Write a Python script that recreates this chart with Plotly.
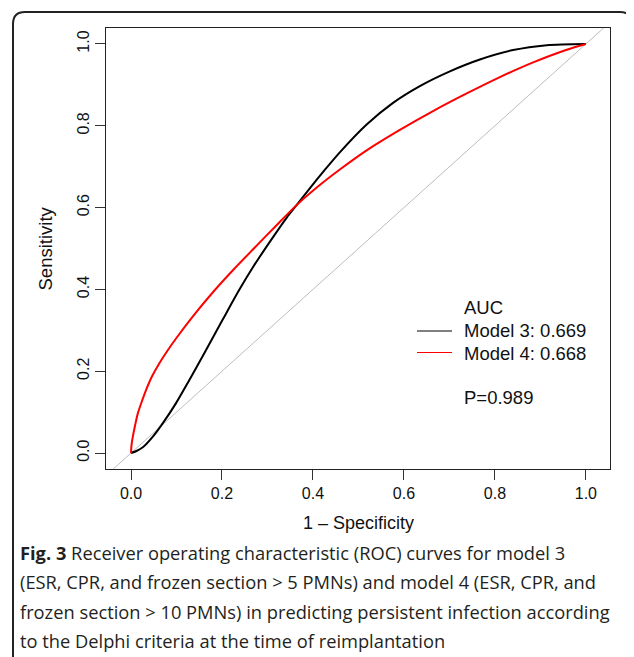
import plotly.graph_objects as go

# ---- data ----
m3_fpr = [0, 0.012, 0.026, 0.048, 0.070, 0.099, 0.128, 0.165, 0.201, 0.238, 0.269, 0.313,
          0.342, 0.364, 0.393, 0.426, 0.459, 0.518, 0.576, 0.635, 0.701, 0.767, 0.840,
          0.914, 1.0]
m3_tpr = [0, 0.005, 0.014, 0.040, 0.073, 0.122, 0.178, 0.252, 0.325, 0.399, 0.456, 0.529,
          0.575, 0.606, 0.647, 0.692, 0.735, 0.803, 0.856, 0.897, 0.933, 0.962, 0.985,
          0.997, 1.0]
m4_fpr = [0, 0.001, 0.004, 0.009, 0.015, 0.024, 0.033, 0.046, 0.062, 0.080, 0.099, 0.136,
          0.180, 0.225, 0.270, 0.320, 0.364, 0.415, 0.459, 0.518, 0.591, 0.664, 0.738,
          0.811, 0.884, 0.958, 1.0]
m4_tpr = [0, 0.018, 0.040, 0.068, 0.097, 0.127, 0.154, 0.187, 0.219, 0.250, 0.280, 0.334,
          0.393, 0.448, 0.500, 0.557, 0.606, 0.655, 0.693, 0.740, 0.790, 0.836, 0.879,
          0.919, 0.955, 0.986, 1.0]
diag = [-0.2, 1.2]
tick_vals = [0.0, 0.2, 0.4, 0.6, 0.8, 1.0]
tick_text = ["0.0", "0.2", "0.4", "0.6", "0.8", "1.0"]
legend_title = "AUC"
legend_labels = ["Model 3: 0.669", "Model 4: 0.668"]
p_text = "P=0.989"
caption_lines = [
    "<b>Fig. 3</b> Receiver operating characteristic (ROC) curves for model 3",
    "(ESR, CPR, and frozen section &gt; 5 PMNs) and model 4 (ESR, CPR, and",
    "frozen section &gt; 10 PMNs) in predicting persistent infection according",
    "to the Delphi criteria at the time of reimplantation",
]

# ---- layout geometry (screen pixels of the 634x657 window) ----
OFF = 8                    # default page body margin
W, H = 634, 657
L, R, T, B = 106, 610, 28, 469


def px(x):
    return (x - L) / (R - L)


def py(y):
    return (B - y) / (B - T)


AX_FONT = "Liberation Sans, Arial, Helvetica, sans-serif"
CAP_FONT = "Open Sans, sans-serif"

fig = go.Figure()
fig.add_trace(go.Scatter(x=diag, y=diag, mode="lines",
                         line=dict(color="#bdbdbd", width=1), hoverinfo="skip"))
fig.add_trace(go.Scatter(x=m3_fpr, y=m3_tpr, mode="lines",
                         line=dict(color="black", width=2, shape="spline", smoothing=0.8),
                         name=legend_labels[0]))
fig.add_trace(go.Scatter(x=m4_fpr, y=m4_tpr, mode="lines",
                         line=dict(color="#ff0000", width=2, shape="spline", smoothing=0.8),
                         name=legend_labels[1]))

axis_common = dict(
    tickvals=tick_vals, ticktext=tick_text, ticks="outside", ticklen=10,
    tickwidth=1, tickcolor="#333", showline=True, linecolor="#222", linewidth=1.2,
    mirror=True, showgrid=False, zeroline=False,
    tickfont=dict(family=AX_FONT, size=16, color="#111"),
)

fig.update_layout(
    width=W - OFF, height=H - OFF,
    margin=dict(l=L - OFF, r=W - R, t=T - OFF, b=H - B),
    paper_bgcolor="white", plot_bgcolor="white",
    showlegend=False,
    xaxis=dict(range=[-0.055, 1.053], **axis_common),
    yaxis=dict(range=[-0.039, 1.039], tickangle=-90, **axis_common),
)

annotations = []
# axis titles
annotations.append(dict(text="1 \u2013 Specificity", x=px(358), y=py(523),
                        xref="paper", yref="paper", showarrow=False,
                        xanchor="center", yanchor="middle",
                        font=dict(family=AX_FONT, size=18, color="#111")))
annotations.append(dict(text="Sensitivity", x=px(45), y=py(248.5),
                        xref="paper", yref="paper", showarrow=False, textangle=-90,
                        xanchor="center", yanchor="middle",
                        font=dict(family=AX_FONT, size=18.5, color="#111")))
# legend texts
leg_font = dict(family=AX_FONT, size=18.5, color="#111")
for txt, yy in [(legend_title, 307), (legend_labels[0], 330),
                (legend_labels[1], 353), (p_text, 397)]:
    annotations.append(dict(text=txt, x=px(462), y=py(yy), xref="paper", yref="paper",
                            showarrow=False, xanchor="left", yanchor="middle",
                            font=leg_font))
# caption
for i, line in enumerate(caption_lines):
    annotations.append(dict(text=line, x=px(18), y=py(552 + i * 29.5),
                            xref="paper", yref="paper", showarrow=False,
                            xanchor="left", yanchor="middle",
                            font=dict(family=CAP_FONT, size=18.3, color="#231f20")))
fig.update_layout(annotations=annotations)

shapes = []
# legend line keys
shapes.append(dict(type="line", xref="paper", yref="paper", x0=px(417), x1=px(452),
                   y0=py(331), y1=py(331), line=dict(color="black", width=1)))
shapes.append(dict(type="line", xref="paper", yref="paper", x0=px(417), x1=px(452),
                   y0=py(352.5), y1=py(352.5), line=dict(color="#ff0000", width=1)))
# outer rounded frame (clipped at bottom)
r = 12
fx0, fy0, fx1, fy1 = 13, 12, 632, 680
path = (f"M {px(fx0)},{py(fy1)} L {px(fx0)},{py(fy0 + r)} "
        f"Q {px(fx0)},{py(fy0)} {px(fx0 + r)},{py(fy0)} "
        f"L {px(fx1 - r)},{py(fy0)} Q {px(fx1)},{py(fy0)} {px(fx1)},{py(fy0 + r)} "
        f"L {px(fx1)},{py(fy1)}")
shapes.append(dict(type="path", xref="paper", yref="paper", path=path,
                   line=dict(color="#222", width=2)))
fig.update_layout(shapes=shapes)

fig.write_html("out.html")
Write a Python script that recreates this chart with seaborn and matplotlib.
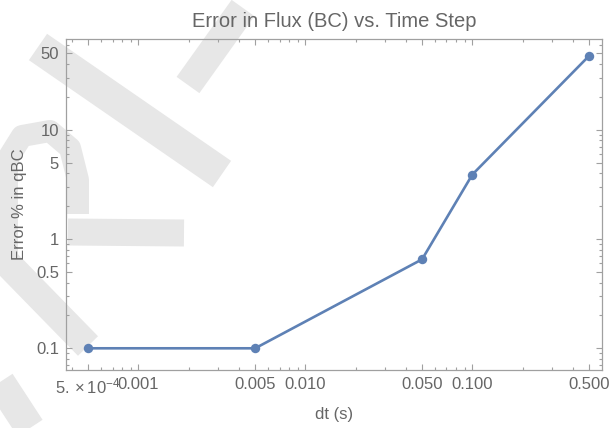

◆ ◆ ◆

Without the images, write out each line of the data verbatim.

Write a Python script that recreates this chart with Plotly.
import plotly.graph_objects as go

# ---- data ----
m3_fpr = [0, 0.012, 0.026, 0.048, 0.070, 0.099, 0.128, 0.165, 0.201, 0.238, 0.269, 0.313,
          0.342, 0.364, 0.393, 0.426, 0.459, 0.518, 0.576, 0.635, 0.701, 0.767, 0.840,
          0.914, 1.0]
m3_tpr = [0, 0.005, 0.014, 0.040, 0.073, 0.122, 0.178, 0.252, 0.325, 0.399, 0.456, 0.529,
          0.575, 0.606, 0.647, 0.692, 0.735, 0.803, 0.856, 0.897, 0.933, 0.962, 0.985,
          0.997, 1.0]
m4_fpr = [0, 0.001, 0.004, 0.009, 0.015, 0.024, 0.033, 0.046, 0.062, 0.080, 0.099, 0.136,
          0.180, 0.225, 0.270, 0.320, 0.364, 0.415, 0.459, 0.518, 0.591, 0.664, 0.738,
          0.811, 0.884, 0.958, 1.0]
m4_tpr = [0, 0.018, 0.040, 0.068, 0.097, 0.127, 0.154, 0.187, 0.219, 0.250, 0.280, 0.334,
          0.393, 0.448, 0.500, 0.557, 0.606, 0.655, 0.693, 0.740, 0.790, 0.836, 0.879,
          0.919, 0.955, 0.986, 1.0]
diag = [-0.2, 1.2]
tick_vals = [0.0, 0.2, 0.4, 0.6, 0.8, 1.0]
tick_text = ["0.0", "0.2", "0.4", "0.6", "0.8", "1.0"]
legend_title = "AUC"
legend_labels = ["Model 3: 0.669", "Model 4: 0.668"]
p_text = "P=0.989"
caption_lines = [
    "<b>Fig. 3</b> Receiver operating characteristic (ROC) curves for model 3",
    "(ESR, CPR, and frozen section &gt; 5 PMNs) and model 4 (ESR, CPR, and",
    "frozen section &gt; 10 PMNs) in predicting persistent infection according",
    "to the Delphi criteria at the time of reimplantation",
]

# ---- layout geometry (screen pixels of the 634x657 window) ----
OFF = 8                    # default page body margin
W, H = 634, 657
L, R, T, B = 106, 610, 28, 469


def px(x):
    return (x - L) / (R - L)


def py(y):
    return (B - y) / (B - T)


AX_FONT = "Liberation Sans, Arial, Helvetica, sans-serif"
CAP_FONT = "Open Sans, sans-serif"

fig = go.Figure()
fig.add_trace(go.Scatter(x=diag, y=diag, mode="lines",
                         line=dict(color="#bdbdbd", width=1), hoverinfo="skip"))
fig.add_trace(go.Scatter(x=m3_fpr, y=m3_tpr, mode="lines",
                         line=dict(color="black", width=2, shape="spline", smoothing=0.8),
                         name=legend_labels[0]))
fig.add_trace(go.Scatter(x=m4_fpr, y=m4_tpr, mode="lines",
                         line=dict(color="#ff0000", width=2, shape="spline", smoothing=0.8),
                         name=legend_labels[1]))

axis_common = dict(
    tickvals=tick_vals, ticktext=tick_text, ticks="outside", ticklen=10,
    tickwidth=1, tickcolor="#333", showline=True, linecolor="#222", linewidth=1.2,
    mirror=True, showgrid=False, zeroline=False,
    tickfont=dict(family=AX_FONT, size=16, color="#111"),
)

fig.update_layout(
    width=W - OFF, height=H - OFF,
    margin=dict(l=L - OFF, r=W - R, t=T - OFF, b=H - B),
    paper_bgcolor="white", plot_bgcolor="white",
    showlegend=False,
    xaxis=dict(range=[-0.055, 1.053], **axis_common),
    yaxis=dict(range=[-0.039, 1.039], tickangle=-90, **axis_common),
)

annotations = []
# axis titles
annotations.append(dict(text="1 \u2013 Specificity", x=px(358), y=py(523),
                        xref="paper", yref="paper", showarrow=False,
                        xanchor="center", yanchor="middle",
                        font=dict(family=AX_FONT, size=18, color="#111")))
annotations.append(dict(text="Sensitivity", x=px(45), y=py(248.5),
                        xref="paper", yref="paper", showarrow=False, textangle=-90,
                        xanchor="center", yanchor="middle",
                        font=dict(family=AX_FONT, size=18.5, color="#111")))
# legend texts
leg_font = dict(family=AX_FONT, size=18.5, color="#111")
for txt, yy in [(legend_title, 307), (legend_labels[0], 330),
                (legend_labels[1], 353), (p_text, 397)]:
    annotations.append(dict(text=txt, x=px(462), y=py(yy), xref="paper", yref="paper",
                            showarrow=False, xanchor="left", yanchor="middle",
                            font=leg_font))
# caption
for i, line in enumerate(caption_lines):
    annotations.append(dict(text=line, x=px(18), y=py(552 + i * 29.5),
                            xref="paper", yref="paper", showarrow=False,
                            xanchor="left", yanchor="middle",
                            font=dict(family=CAP_FONT, size=18.3, color="#231f20")))
fig.update_layout(annotations=annotations)

shapes = []
# legend line keys
shapes.append(dict(type="line", xref="paper", yref="paper", x0=px(417), x1=px(452),
                   y0=py(331), y1=py(331), line=dict(color="black", width=1)))
shapes.append(dict(type="line", xref="paper", yref="paper", x0=px(417), x1=px(452),
                   y0=py(352.5), y1=py(352.5), line=dict(color="#ff0000", width=1)))
# outer rounded frame (clipped at bottom)
r = 12
fx0, fy0, fx1, fy1 = 13, 12, 632, 680
path = (f"M {px(fx0)},{py(fy1)} L {px(fx0)},{py(fy0 + r)} "
        f"Q {px(fx0)},{py(fy0)} {px(fx0 + r)},{py(fy0)} "
        f"L {px(fx1 - r)},{py(fy0)} Q {px(fx1)},{py(fy0)} {px(fx1)},{py(fy0 + r)} "
        f"L {px(fx1)},{py(fy1)}")
shapes.append(dict(type="path", xref="paper", yref="paper", path=path,
                   line=dict(color="#222", width=2)))
fig.update_layout(shapes=shapes)

fig.write_html("out.html")
Write a Python script that recreates this chart with seaborn and matplotlib.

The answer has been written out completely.